The current landscape of queer politics is growing increasingly hostile. We no longer prize intellectual conversation, preferring instead to dismiss our opponents in 140-character feats of rhetoric. We routinely scour the private lives and social media accounts of our political opponents in the hopes of demonizing them as archaic, unthinking, and bigoted. Whenever we find an example of queer hatred, we are quick to convince the public that the only proper way to deal with these haters is to hate them.

In contrast to contemporary gay activists, King found a way to condemn evil without condemning the evildoer. From within the midst of a people grown weary with struggle, King stood up to remind the oppressed of the humanity of their oppressors; to remind them that if love were the goal, then the path of hatred would never lead them there.

This isn’t to suggest King wasn’t angry — he was. With the righteous indignation of a prophet, he demanded that his society grant him the dignity that God had guaranteed him. But King’s anger must be situated within his overall ethics of nonviolent resistance. King might have marched into the corrupt marketplace of his day, hurling to the ground every graven ideology of injustice; but his actions and his message only have meaning when they are framed within his firm conviction that “unconditional love will have the final word in reality.”

Though we have come quite far in the past few years, we are still routinely discriminated against. But rather than follow King’s example, some of us have decided to meet ideological violence head on with our own. We demand to be taken seriously, even as we dismiss our opponents’ request that we listen to them.

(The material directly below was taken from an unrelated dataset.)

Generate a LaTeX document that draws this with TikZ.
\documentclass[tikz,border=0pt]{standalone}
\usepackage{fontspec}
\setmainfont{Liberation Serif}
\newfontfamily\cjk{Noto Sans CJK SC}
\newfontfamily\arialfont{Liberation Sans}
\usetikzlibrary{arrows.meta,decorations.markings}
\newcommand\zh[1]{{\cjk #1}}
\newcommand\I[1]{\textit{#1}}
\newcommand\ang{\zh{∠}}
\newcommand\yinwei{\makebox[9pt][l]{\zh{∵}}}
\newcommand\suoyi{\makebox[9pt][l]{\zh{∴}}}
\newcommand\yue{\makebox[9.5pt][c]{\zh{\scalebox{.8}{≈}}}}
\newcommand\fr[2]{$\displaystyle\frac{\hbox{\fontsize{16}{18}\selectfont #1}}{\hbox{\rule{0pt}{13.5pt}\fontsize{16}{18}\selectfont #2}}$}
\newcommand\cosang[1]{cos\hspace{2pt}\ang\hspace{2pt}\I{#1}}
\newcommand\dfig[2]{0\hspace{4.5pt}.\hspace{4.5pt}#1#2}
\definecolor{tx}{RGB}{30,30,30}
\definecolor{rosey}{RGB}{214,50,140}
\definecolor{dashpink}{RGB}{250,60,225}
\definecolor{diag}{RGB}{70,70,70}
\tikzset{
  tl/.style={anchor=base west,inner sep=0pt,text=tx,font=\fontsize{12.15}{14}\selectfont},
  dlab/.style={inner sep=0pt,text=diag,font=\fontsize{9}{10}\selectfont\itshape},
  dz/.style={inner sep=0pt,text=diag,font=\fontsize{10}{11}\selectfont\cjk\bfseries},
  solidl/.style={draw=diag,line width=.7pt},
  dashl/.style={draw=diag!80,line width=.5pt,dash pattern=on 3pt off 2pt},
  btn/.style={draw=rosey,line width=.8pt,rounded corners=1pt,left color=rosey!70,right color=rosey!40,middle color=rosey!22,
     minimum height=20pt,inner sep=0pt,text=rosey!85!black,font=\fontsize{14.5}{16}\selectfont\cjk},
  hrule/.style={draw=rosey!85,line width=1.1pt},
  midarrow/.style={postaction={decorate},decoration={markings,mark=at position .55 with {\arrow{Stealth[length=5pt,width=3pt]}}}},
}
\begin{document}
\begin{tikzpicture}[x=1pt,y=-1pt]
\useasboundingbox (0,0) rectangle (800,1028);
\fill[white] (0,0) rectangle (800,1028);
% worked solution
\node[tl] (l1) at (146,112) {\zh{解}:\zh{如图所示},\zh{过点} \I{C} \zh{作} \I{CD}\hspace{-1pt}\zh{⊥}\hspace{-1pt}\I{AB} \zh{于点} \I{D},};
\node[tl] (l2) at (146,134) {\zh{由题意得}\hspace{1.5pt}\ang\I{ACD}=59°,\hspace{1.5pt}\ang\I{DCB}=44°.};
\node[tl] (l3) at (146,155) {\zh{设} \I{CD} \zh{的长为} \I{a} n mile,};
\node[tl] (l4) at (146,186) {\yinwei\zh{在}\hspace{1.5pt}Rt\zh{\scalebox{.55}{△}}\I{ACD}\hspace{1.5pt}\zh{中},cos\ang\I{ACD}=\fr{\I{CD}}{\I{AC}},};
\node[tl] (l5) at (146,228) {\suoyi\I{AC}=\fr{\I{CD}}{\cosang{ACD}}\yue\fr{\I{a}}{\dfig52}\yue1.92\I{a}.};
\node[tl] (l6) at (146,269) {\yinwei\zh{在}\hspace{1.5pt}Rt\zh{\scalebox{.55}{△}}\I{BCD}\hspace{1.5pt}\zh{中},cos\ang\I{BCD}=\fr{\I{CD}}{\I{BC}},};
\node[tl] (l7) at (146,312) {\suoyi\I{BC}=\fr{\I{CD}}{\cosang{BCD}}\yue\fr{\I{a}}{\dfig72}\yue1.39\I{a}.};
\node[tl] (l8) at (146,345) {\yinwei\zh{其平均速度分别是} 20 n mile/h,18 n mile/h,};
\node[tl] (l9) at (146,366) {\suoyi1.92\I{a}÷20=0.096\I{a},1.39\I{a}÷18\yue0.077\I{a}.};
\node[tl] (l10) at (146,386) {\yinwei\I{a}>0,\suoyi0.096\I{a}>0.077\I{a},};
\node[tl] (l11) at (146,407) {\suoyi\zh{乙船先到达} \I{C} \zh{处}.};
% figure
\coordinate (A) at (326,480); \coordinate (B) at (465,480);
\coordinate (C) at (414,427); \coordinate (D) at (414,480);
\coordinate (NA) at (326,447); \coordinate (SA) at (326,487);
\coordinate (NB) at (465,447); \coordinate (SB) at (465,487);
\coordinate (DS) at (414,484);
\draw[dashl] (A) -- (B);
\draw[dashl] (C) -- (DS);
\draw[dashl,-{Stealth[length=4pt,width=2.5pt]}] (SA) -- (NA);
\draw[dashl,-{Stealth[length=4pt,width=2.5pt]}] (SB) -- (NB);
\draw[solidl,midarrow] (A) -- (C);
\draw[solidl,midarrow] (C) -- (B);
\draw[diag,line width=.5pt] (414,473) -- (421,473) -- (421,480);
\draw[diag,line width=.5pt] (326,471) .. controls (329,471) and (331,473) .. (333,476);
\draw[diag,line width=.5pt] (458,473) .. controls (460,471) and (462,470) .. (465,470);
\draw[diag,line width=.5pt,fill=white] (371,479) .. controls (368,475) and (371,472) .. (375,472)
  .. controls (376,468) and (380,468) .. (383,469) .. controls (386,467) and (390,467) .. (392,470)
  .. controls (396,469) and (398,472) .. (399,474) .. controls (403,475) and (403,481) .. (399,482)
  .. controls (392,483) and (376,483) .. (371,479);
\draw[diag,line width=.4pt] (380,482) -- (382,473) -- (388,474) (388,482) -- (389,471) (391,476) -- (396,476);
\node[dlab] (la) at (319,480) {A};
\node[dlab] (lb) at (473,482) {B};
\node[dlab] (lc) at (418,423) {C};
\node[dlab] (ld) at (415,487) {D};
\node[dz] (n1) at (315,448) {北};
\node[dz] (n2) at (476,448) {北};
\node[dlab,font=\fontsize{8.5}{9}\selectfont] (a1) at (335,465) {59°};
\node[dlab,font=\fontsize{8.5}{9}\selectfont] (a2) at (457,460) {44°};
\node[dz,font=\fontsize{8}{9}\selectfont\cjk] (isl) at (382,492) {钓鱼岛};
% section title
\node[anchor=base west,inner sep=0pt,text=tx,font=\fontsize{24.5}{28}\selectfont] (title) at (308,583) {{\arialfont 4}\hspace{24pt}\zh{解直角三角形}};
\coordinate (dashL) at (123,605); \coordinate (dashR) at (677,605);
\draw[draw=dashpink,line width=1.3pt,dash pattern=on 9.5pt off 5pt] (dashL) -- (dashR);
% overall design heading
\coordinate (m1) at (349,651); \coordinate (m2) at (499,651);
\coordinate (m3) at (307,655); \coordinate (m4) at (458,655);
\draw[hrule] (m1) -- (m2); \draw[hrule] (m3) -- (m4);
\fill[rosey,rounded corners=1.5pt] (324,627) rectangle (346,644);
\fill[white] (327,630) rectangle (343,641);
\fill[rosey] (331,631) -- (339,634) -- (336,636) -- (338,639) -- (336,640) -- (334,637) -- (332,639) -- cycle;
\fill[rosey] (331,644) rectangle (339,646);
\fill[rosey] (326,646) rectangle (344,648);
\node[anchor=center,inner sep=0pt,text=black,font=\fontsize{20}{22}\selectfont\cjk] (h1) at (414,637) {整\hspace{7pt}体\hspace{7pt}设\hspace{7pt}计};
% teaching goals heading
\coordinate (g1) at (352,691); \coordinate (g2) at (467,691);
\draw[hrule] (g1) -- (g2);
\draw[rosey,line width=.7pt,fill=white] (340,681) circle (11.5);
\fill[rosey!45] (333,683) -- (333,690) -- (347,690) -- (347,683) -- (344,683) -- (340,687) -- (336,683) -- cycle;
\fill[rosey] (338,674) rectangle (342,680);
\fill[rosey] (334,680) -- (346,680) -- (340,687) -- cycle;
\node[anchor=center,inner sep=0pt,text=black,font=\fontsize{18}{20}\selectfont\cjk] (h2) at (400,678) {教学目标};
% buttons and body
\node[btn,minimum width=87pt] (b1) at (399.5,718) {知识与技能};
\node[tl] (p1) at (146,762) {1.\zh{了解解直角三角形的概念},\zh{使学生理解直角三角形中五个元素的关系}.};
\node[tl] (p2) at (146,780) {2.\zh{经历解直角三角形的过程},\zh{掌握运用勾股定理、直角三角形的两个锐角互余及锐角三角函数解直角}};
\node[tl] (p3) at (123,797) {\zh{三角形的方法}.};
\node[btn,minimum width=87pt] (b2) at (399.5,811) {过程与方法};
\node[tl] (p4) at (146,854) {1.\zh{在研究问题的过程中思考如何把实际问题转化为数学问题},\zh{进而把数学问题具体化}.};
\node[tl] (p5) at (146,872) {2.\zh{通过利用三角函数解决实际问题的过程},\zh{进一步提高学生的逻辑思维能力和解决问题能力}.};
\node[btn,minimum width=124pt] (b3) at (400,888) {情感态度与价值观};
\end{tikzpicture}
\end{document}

Here, too, we can learn from King, who calls us to “see the enemy’s point of view, to hear his questions, to know his assessment of ourselves.” For, as he reasons, it is possible for all of us to “learn and grow and profit from the wisdom of the brothers who are called the opposition.” When we listen to our enemies — no, when we listen to our brothers — we allow ourselves the opportunity to effect lasting change at relational levels. Further, by seeking to understand those with whom we disagree, we call bluff on the entire system of fundamentalism, which is the very condition that makes ideological tyranny possible in the first place.

King called for blacks to love the white men who hated them. Why? Because, says King, the white man “needs the love of the Negro … to remove his tensions, insecurities, and fears.” In a similar way, when we love the straight people who fear and misunderstand us, we become an example of the kind of queer love we’re advocating. When we love our opposition, without any promise of return, we remind our power-drunk world that true love is always queer since it subverts the norm of tribalism by forcing the lover to traverse the chasm between “us” and “them.”

Of course, King’s is only one way of doing activism. We have every right to keep going about queer politics with the same fundamentalism we’re ironically impugning. But if we are serious about our desire to be “on the right side of history,” we need to be clear about where exactly that boundary is drawn. As Dr. King reminds us, that boundary isn’t between black and white, or queer and straight — that boundary is between hate and love. If Dr. King is right about this, then I wonder if it’s possible to side with the queers, and yet still be on the wrong side of history.

But perhaps rather than think of love as merely the right choice to make, we should think of it a bit differently: as the liberating choice to make. Perhaps, following in the footsteps of one of history’s greatest activists, we should choose to side with love since hate is, in his opinion, too great a burden to bear.

Brandon Ambrosino is a writer and professional dancer based in Baltimore.